Mary DeMuth’s Not Marked is an excellent resource for Christians who want to break free from the bonds of sexual abuse and assault. The author clearly summarizes the impact of sexual trauma on the individual’s psyche and future relationships, from coping with intrusive thoughts and memories, to reestablishing one’s ability to trust others, and navigating physical intimacy during recovery. DeMuth speaks with an honest voice, and wisdom that has been hard won through personal struggles. Rather than providing pat answers for men and women who strive to be fully emotionally and physically present for their partners (despite their sexual wounds), DeMuth gives specific descriptions of common perceptions and problems experienced by trauma survivors in relationship to themselves and others.
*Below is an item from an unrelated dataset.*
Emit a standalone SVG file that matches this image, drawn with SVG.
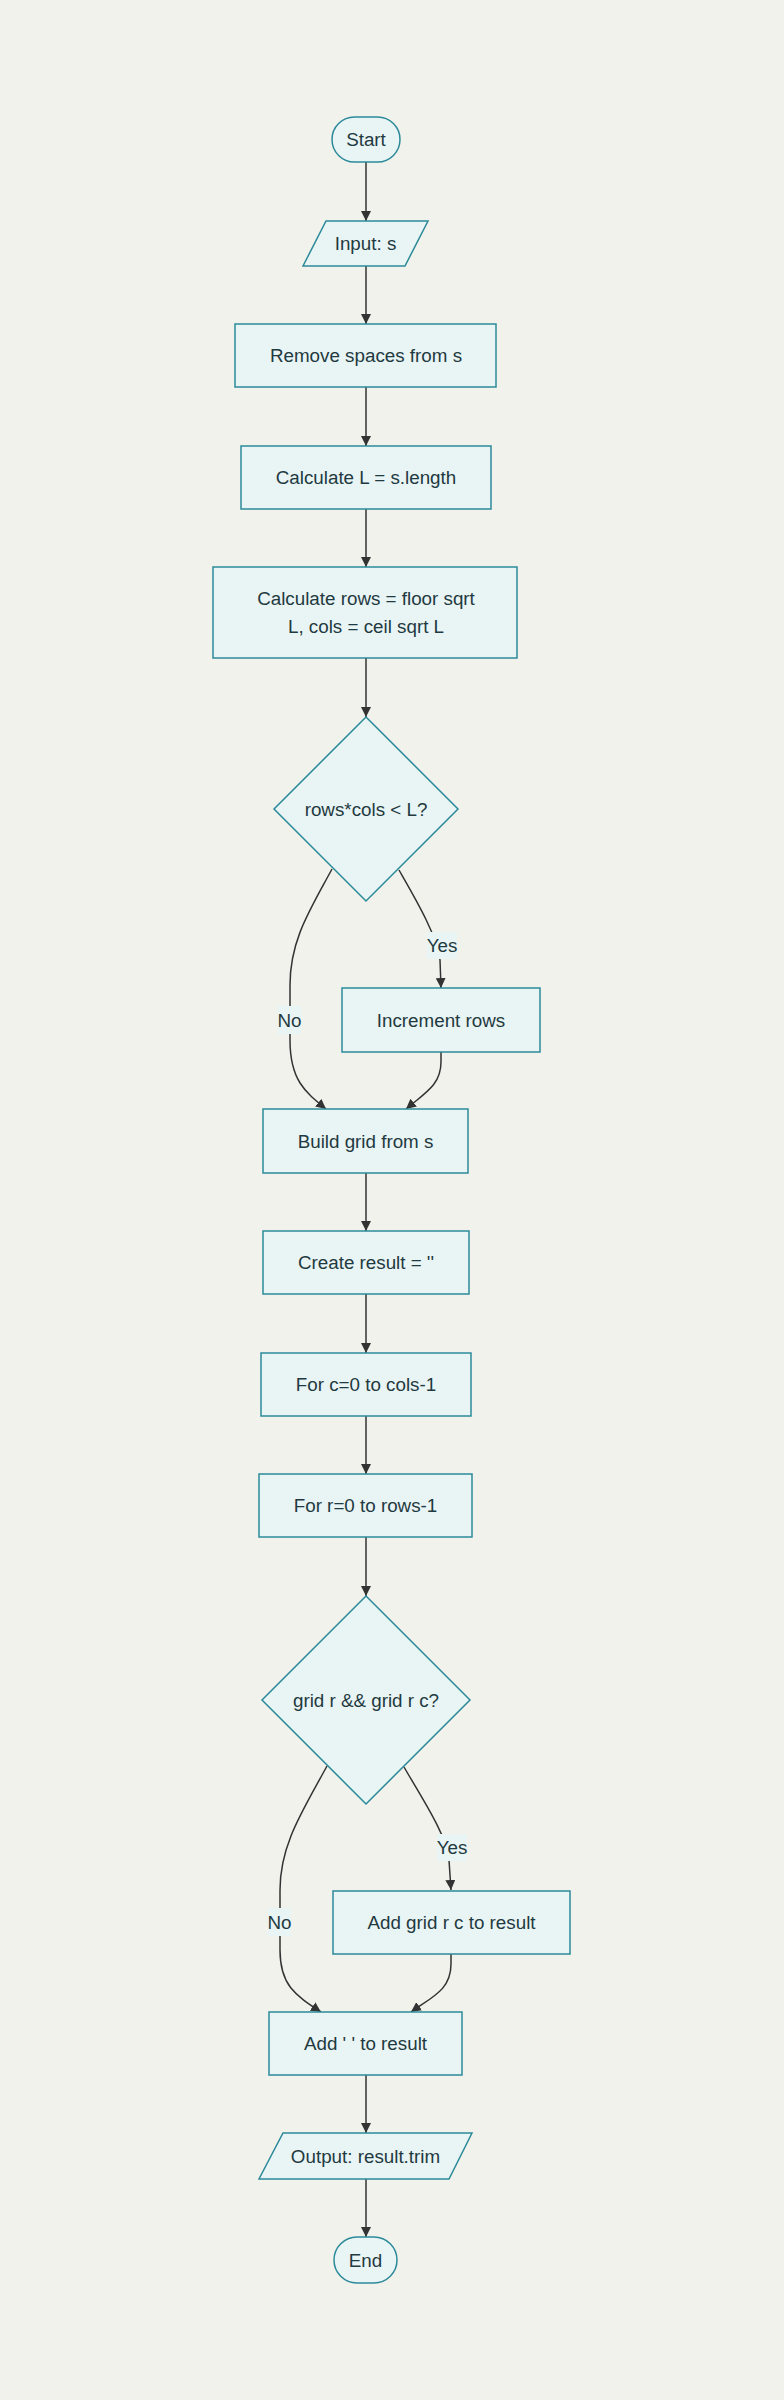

She follows up with sound advice for change, such as the importance of sharing one’s story, setting boundaries in relationships (including openly discussing triggers with one’s partner), and the power of forgiveness.
In addition, this author is able to weave in her wit while discussing very painful topics, which is likely to be helpful to individuals processing abuse memories. For example, she is able to appropriately poke fun at circles within evangelicalism that conduct workshops on becoming a more exciting sexual partner, and the failures of said workshops to address the sizeable number of persons present with a history of sexual abuse or assault. She also expresses intolerance for the ways in which our judicial system, churches, and schools still sometimes ignore reports of sexual crimes, allowing those in positions of power to abuse others unchecked.
Finally, DeMuth treats the issue of submission skillfully in a discussion about the difficulty persons with a trauma history have in saying “no” to their partners (pp. 120-122). She uses Scripture to beautifully support mutual deference in marriage out of reverence for Christ stating, “And we choose submission—not so that we lose ourselves and our identities or our power to say no. Instead, we choose to love the person we’ve covenanted in marriage with because we love Jesus. Out of our strong, deep affection for Jesus, we consider the needs of the other. Which also means, if you are freaked out, or a certain act triggers memories of your past abuse, your needs are valid. You are free, though it may be scary, to share that with your spouse so he/she has the opportunity to submit to you because of his/her love for Jesus.”
It should be noted that due to the author’s lack of mental health training, there were a few frank inaccuracies in the book, which were largely confined to Appendix 1. For example, the author suggested that night terrors may be a sign of sexual abuse (p. 227), when they are in fact a sleep disorder and are not associated with a history of abuse (nightmares on the other hand, may be associated with abuse). Another inaccuracy was the suggestion that head banging and cutting may be a sings of abuse (again p. 227; head banging is usually associated with pervasive developmental disorders rather than abuse; cutting is usually associated with personality and/or dissociative disorders, wherein a history of trauma may or may not be present). Still, the author was quick to suggest that persons who have a history of sexual abuse or assault should consider professional help when needed. Thus, it was opined that the benefit of the book to readers would far outweigh any risk related to misinformation contained in the book.
One last caveat to readers would be that the book does contain detailed descriptions of the author’s own sexual abuse history (about which readers are forewarned at the appropriate juncture in the text). This means that readers with a sexual assault or abuse history should prepare themselves for the possibility of experiencing flashbacks or body memories of assault or abuse, and have support systems in place should they be needed. In fact, this reviewer felt that reading this book while in professional counseling or when meeting with a small group (wherein memories and their interpersonal impact can be processed), would be the ideal combination. Included in the text are specific assignments for processing abuse memories, shame, and forgiveness (such as writing a personal psalm of lament, which would ideally be shared with a counselor, friend, or family member).
In sum, Not Marked is recommended without reservation to Christian men and women who want to discover that help and healing are available to those who feel forever stained by the shame of sexual abuse and assault. Mary DeMuth understands the feeling of exposure experienced by survivors, stressing repeatedly the concept that is the title of Chapter 11 of her book: “Live Unmarked: Who You Were Is Not Who You Are.”